GIVEN RECORDS
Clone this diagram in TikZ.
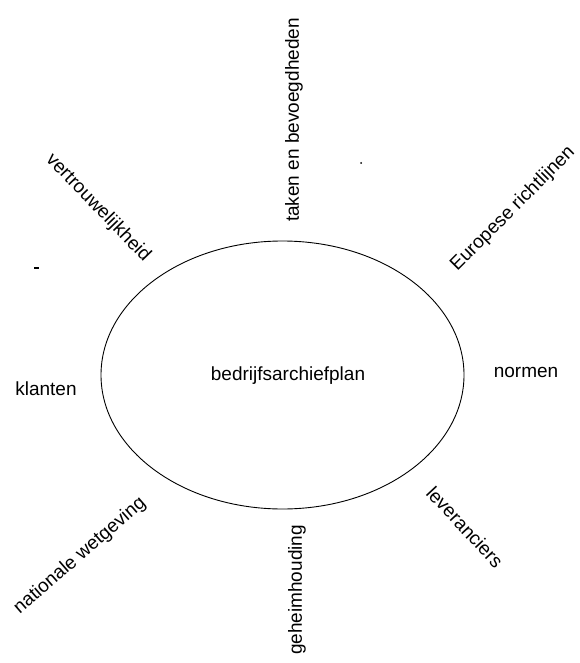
\documentclass[tikz,border=0pt]{standalone}
\usepackage{fontspec}
\setmainfont{Liberation Sans}
\usetikzlibrary{shapes.geometric}
\begin{document}
\begin{tikzpicture}[x=1pt,y=-1pt,
  lbl/.style={font=\fontsize{19}{22}\selectfont, inner sep=0pt, anchor=center},
  plate/.style={ellipse, draw, line width=0.9pt, inner sep=0pt,
                minimum width=363pt, minimum height=268pt}]
\useasboundingbox (0,0) rectangle (579,663);
% central plan
\node[plate] (plan) at (282.5,375) {};
\node[lbl] (title) at (288,376) {bedrijfsarchiefplan};
% surrounding factors
\node[lbl, rotate=90]  (taken)   at (294,120) {taken en bevoegdheden};
\node[lbl, rotate=-46] (vertr)   at (98,208)  {vertrouwelijkheid};
\node[lbl, rotate=45]  (europ)   at (513,209) {Europese richtlijnen};
\node[lbl]             (klanten) at (46,389)  {klanten};
\node[lbl]             (normen)  at (526,372) {normen};
\node[lbl, rotate=41]  (natio)   at (80,556)  {nationale wetgeving};
\node[lbl, rotate=90]  (geheim)  at (297,590) {geheimhouding};
\node[lbl, rotate=-47] (lever)   at (465,527) {leveranciers};
% stray specks
\fill (361,163) circle (1pt);
\fill (34,267) rectangle (39,268.5);
\end{tikzpicture}
\end{document}
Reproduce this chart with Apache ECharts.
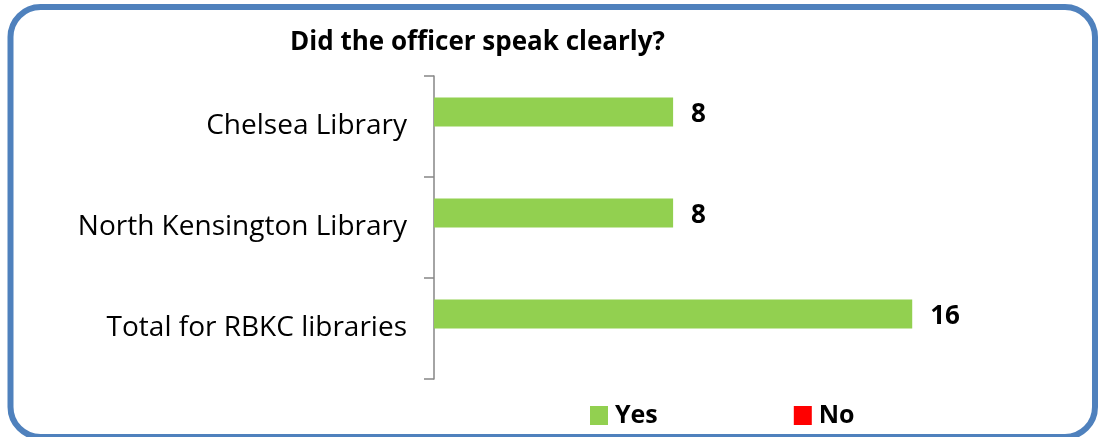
<!DOCTYPE html>
<html>
<head>
<meta charset="utf-8">
<script src="https://cdn.jsdelivr.net/npm/echarts@6/dist/echarts.min.js"></script>
<style>
  html, body { margin: 0; padding: 0; background: #fff; }
  #chart { width: 1099px; height: 437px; }
</style>
</head>
<body>
<div id="chart"></div>
<script>
const categories = ["Chelsea Library", "North Kensington Library", "Total for RBKC libraries"];
const yesValues = [8, 8, 16];
const noValues = [0, 0, 0];
const seriesNames = ["Yes", "No"];

const font = "'Open Sans', sans-serif";

const chart = echarts.init(document.getElementById("chart"));

const option = {
  animation: false,
  backgroundColor: "#fff",
  graphic: [
    {
      type: "rect",
      shape: { x: 10.5, y: 7, width: 1084.5, height: 430, r: 30 },
      style: { fill: "none", stroke: "#4F81BD", lineWidth: 6 },
      z: 100
    }
  ],
  title: {
    text: "Did the officer speak clearly?",
    left: 290,
    top: 30,
    padding: 0,
    textStyle: { fontFamily: font, fontSize: 26, fontWeight: "bold", color: "#000" }
  },
  legend: {
    data: seriesNames,
    left: 590,
    top: 403,
    padding: 0,
    icon: "rect",
    itemWidth: 18,
    itemHeight: 19,
    itemGap: 136,
    textStyle: { fontFamily: font, fontSize: 25, fontWeight: "bold", color: "#000", padding: [0, 0, 0, 2] }
  },
  grid: { left: 434, top: 76, width: 538, height: 303 },
  xAxis: {
    type: "value",
    min: 0,
    max: 18,
    show: false
  },
  yAxis: {
    type: "category",
    inverse: true,
    data: categories,
    axisLine: { lineStyle: { color: "#868686", width: 1.5 } },
    axisTick: { show: true, length: 10, lineStyle: { color: "#868686", width: 1.5 } },
    axisLabel: { margin: 27, fontFamily: font, fontSize: 28, color: "#000" }
  },
  series: [
    {
      name: "Yes",
      type: "bar",
      data: yesValues,
      barWidth: 29,
      barGap: "0%",
      itemStyle: { color: "#92D050" },
      label: {
        show: true,
        position: "right",
        distance: 18,
        offset: [0, 3],
        fontFamily: font,
        fontSize: 26,
        fontWeight: "bold",
        color: "#000"
      }
    },
    {
      name: "No",
      type: "bar",
      data: noValues,
      barWidth: 29,
      barGap: "0%",
      itemStyle: { color: "#FF0000" }
    }
  ]
};

chart.setOption(option);
</script>
</body>
</html>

TASK PROMPT
Write the material out again exactly as it appears, dropping the pictures.

CORRECT OUTPUT
Clone this diagram in TikZ.
\documentclass[tikz,border=0pt]{standalone}
\usepackage{fontspec}
\setmainfont{Liberation Sans}
\usetikzlibrary{shapes.geometric}
\begin{document}
\begin{tikzpicture}[x=1pt,y=-1pt,
  lbl/.style={font=\fontsize{19}{22}\selectfont, inner sep=0pt, anchor=center},
  plate/.style={ellipse, draw, line width=0.9pt, inner sep=0pt,
                minimum width=363pt, minimum height=268pt}]
\useasboundingbox (0,0) rectangle (579,663);
% central plan
\node[plate] (plan) at (282.5,375) {};
\node[lbl] (title) at (288,376) {bedrijfsarchiefplan};
% surrounding factors
\node[lbl, rotate=90]  (taken)   at (294,120) {taken en bevoegdheden};
\node[lbl, rotate=-46] (vertr)   at (98,208)  {vertrouwelijkheid};
\node[lbl, rotate=45]  (europ)   at (513,209) {Europese richtlijnen};
\node[lbl]             (klanten) at (46,389)  {klanten};
\node[lbl]             (normen)  at (526,372) {normen};
\node[lbl, rotate=41]  (natio)   at (80,556)  {nationale wetgeving};
\node[lbl, rotate=90]  (geheim)  at (297,590) {geheimhouding};
\node[lbl, rotate=-47] (lever)   at (465,527) {leveranciers};
% stray specks
\fill (361,163) circle (1pt);
\fill (34,267) rectangle (39,268.5);
\end{tikzpicture}
\end{document}
Reproduce this chart with Apache ECharts.
<!DOCTYPE html>
<html>
<head>
<meta charset="utf-8">
<script src="https://cdn.jsdelivr.net/npm/echarts@6/dist/echarts.min.js"></script>
<style>
  html, body { margin: 0; padding: 0; background: #fff; }
  #chart { width: 1099px; height: 437px; }
</style>
</head>
<body>
<div id="chart"></div>
<script>
const categories = ["Chelsea Library", "North Kensington Library", "Total for RBKC libraries"];
const yesValues = [8, 8, 16];
const noValues = [0, 0, 0];
const seriesNames = ["Yes", "No"];

const font = "'Open Sans', sans-serif";

const chart = echarts.init(document.getElementById("chart"));

const option = {
  animation: false,
  backgroundColor: "#fff",
  graphic: [
    {
      type: "rect",
      shape: { x: 10.5, y: 7, width: 1084.5, height: 430, r: 30 },
      style: { fill: "none", stroke: "#4F81BD", lineWidth: 6 },
      z: 100
    }
  ],
  title: {
    text: "Did the officer speak clearly?",
    left: 290,
    top: 30,
    padding: 0,
    textStyle: { fontFamily: font, fontSize: 26, fontWeight: "bold", color: "#000" }
  },
  legend: {
    data: seriesNames,
    left: 590,
    top: 403,
    padding: 0,
    icon: "rect",
    itemWidth: 18,
    itemHeight: 19,
    itemGap: 136,
    textStyle: { fontFamily: font, fontSize: 25, fontWeight: "bold", color: "#000", padding: [0, 0, 0, 2] }
  },
  grid: { left: 434, top: 76, width: 538, height: 303 },
  xAxis: {
    type: "value",
    min: 0,
    max: 18,
    show: false
  },
  yAxis: {
    type: "category",
    inverse: true,
    data: categories,
    axisLine: { lineStyle: { color: "#868686", width: 1.5 } },
    axisTick: { show: true, length: 10, lineStyle: { color: "#868686", width: 1.5 } },
    axisLabel: { margin: 27, fontFamily: font, fontSize: 28, color: "#000" }
  },
  series: [
    {
      name: "Yes",
      type: "bar",
      data: yesValues,
      barWidth: 29,
      barGap: "0%",
      itemStyle: { color: "#92D050" },
      label: {
        show: true,
        position: "right",
        distance: 18,
        offset: [0, 3],
        fontFamily: font,
        fontSize: 26,
        fontWeight: "bold",
        color: "#000"
      }
    },
    {
      name: "No",
      type: "bar",
      data: noValues,
      barWidth: 29,
      barGap: "0%",
      itemStyle: { color: "#FF0000" }
    }
  ]
};

chart.setOption(option);
</script>
</body>
</html>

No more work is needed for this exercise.